» Exercise goal
Give back the full listing verbatim, apart from its images.

» Dataset excerpt
☆ ☆ ☆ ☆ ☆
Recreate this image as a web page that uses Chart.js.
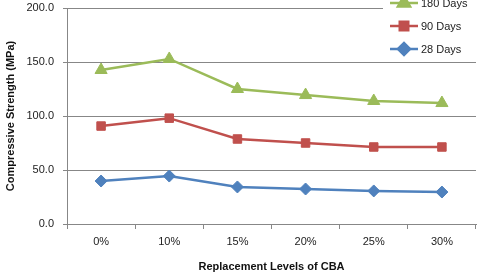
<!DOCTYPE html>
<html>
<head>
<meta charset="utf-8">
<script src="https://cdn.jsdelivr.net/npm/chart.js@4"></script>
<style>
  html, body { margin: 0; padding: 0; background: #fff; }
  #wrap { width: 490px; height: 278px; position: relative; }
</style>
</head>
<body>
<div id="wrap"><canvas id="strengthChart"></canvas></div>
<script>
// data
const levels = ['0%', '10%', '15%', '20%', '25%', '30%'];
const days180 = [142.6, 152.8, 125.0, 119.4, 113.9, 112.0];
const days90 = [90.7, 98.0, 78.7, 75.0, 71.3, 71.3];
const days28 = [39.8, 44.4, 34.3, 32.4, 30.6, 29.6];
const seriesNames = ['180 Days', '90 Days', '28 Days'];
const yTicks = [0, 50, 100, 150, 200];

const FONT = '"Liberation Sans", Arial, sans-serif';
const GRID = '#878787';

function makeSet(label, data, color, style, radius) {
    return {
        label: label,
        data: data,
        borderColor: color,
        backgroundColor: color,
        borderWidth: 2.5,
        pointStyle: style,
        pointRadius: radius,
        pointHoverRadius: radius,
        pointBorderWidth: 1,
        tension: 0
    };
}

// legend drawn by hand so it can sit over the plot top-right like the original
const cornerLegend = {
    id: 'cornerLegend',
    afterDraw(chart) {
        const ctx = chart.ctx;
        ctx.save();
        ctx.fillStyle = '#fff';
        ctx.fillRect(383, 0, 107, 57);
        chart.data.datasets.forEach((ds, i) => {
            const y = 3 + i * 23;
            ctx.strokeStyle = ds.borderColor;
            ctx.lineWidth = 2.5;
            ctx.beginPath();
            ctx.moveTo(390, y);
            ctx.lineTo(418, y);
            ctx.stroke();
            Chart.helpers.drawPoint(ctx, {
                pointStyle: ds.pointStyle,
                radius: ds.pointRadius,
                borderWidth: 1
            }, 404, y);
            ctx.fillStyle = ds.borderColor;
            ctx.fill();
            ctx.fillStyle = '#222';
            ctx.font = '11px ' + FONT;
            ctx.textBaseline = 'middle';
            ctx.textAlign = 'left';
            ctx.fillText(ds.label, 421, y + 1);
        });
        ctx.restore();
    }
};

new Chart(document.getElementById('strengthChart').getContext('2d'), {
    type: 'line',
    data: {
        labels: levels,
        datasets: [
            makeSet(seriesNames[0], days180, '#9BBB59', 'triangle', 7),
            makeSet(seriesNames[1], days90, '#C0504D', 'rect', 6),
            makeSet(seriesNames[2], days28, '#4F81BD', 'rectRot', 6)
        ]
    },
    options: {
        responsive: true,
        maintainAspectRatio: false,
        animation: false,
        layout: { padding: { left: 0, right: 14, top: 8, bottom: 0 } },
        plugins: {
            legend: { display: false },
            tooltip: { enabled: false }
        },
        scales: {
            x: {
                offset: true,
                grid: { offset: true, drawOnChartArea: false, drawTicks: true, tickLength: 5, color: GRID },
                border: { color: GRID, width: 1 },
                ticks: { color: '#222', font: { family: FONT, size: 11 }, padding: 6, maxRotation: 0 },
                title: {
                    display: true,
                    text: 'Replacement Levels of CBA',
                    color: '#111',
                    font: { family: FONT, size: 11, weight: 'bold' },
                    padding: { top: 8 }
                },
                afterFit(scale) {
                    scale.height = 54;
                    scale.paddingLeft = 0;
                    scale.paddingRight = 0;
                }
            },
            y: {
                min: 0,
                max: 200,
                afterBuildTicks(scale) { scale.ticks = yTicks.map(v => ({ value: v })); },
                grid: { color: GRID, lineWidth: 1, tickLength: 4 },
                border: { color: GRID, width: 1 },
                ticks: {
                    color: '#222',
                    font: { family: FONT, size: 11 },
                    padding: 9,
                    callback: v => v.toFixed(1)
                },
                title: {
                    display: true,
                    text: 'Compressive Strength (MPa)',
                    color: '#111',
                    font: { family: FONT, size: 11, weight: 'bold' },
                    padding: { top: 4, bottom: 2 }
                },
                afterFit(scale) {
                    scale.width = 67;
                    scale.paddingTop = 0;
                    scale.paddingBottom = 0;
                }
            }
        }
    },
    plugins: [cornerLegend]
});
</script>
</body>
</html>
☆ ☆ ☆ ☆ ☆
» Expected output
Recreate this image as a web page that uses Chart.js.
<!DOCTYPE html>
<html>
<head>
<meta charset="utf-8">
<script src="https://cdn.jsdelivr.net/npm/chart.js@4"></script>
<style>
  html, body { margin: 0; padding: 0; background: #fff; }
  #wrap { width: 490px; height: 278px; position: relative; }
</style>
</head>
<body>
<div id="wrap"><canvas id="strengthChart"></canvas></div>
<script>
// data
const levels = ['0%', '10%', '15%', '20%', '25%', '30%'];
const days180 = [142.6, 152.8, 125.0, 119.4, 113.9, 112.0];
const days90 = [90.7, 98.0, 78.7, 75.0, 71.3, 71.3];
const days28 = [39.8, 44.4, 34.3, 32.4, 30.6, 29.6];
const seriesNames = ['180 Days', '90 Days', '28 Days'];
const yTicks = [0, 50, 100, 150, 200];

const FONT = '"Liberation Sans", Arial, sans-serif';
const GRID = '#878787';

function makeSet(label, data, color, style, radius) {
    return {
        label: label,
        data: data,
        borderColor: color,
        backgroundColor: color,
        borderWidth: 2.5,
        pointStyle: style,
        pointRadius: radius,
        pointHoverRadius: radius,
        pointBorderWidth: 1,
        tension: 0
    };
}

// legend drawn by hand so it can sit over the plot top-right like the original
const cornerLegend = {
    id: 'cornerLegend',
    afterDraw(chart) {
        const ctx = chart.ctx;
        ctx.save();
        ctx.fillStyle = '#fff';
        ctx.fillRect(383, 0, 107, 57);
        chart.data.datasets.forEach((ds, i) => {
            const y = 3 + i * 23;
            ctx.strokeStyle = ds.borderColor;
            ctx.lineWidth = 2.5;
            ctx.beginPath();
            ctx.moveTo(390, y);
            ctx.lineTo(418, y);
            ctx.stroke();
            Chart.helpers.drawPoint(ctx, {
                pointStyle: ds.pointStyle,
                radius: ds.pointRadius,
                borderWidth: 1
            }, 404, y);
            ctx.fillStyle = ds.borderColor;
            ctx.fill();
            ctx.fillStyle = '#222';
            ctx.font = '11px ' + FONT;
            ctx.textBaseline = 'middle';
            ctx.textAlign = 'left';
            ctx.fillText(ds.label, 421, y + 1);
        });
        ctx.restore();
    }
};

new Chart(document.getElementById('strengthChart').getContext('2d'), {
    type: 'line',
    data: {
        labels: levels,
        datasets: [
            makeSet(seriesNames[0], days180, '#9BBB59', 'triangle', 7),
            makeSet(seriesNames[1], days90, '#C0504D', 'rect', 6),
            makeSet(seriesNames[2], days28, '#4F81BD', 'rectRot', 6)
        ]
    },
    options: {
        responsive: true,
        maintainAspectRatio: false,
        animation: false,
        layout: { padding: { left: 0, right: 14, top: 8, bottom: 0 } },
        plugins: {
            legend: { display: false },
            tooltip: { enabled: false }
        },
        scales: {
            x: {
                offset: true,
                grid: { offset: true, drawOnChartArea: false, drawTicks: true, tickLength: 5, color: GRID },
                border: { color: GRID, width: 1 },
                ticks: { color: '#222', font: { family: FONT, size: 11 }, padding: 6, maxRotation: 0 },
                title: {
                    display: true,
                    text: 'Replacement Levels of CBA',
                    color: '#111',
                    font: { family: FONT, size: 11, weight: 'bold' },
                    padding: { top: 8 }
                },
                afterFit(scale) {
                    scale.height = 54;
                    scale.paddingLeft = 0;
                    scale.paddingRight = 0;
                }
            },
            y: {
                min: 0,
                max: 200,
                afterBuildTicks(scale) { scale.ticks = yTicks.map(v => ({ value: v })); },
                grid: { color: GRID, lineWidth: 1, tickLength: 4 },
                border: { color: GRID, width: 1 },
                ticks: {
                    color: '#222',
                    font: { family: FONT, size: 11 },
                    padding: 9,
                    callback: v => v.toFixed(1)
                },
                title: {
                    display: true,
                    text: 'Compressive Strength (MPa)',
                    color: '#111',
                    font: { family: FONT, size: 11, weight: 'bold' },
                    padding: { top: 4, bottom: 2 }
                },
                afterFit(scale) {
                    scale.width = 67;
                    scale.paddingTop = 0;
                    scale.paddingBottom = 0;
                }
            }
        }
    },
    plugins: [cornerLegend]
});
</script>
</body>
</html>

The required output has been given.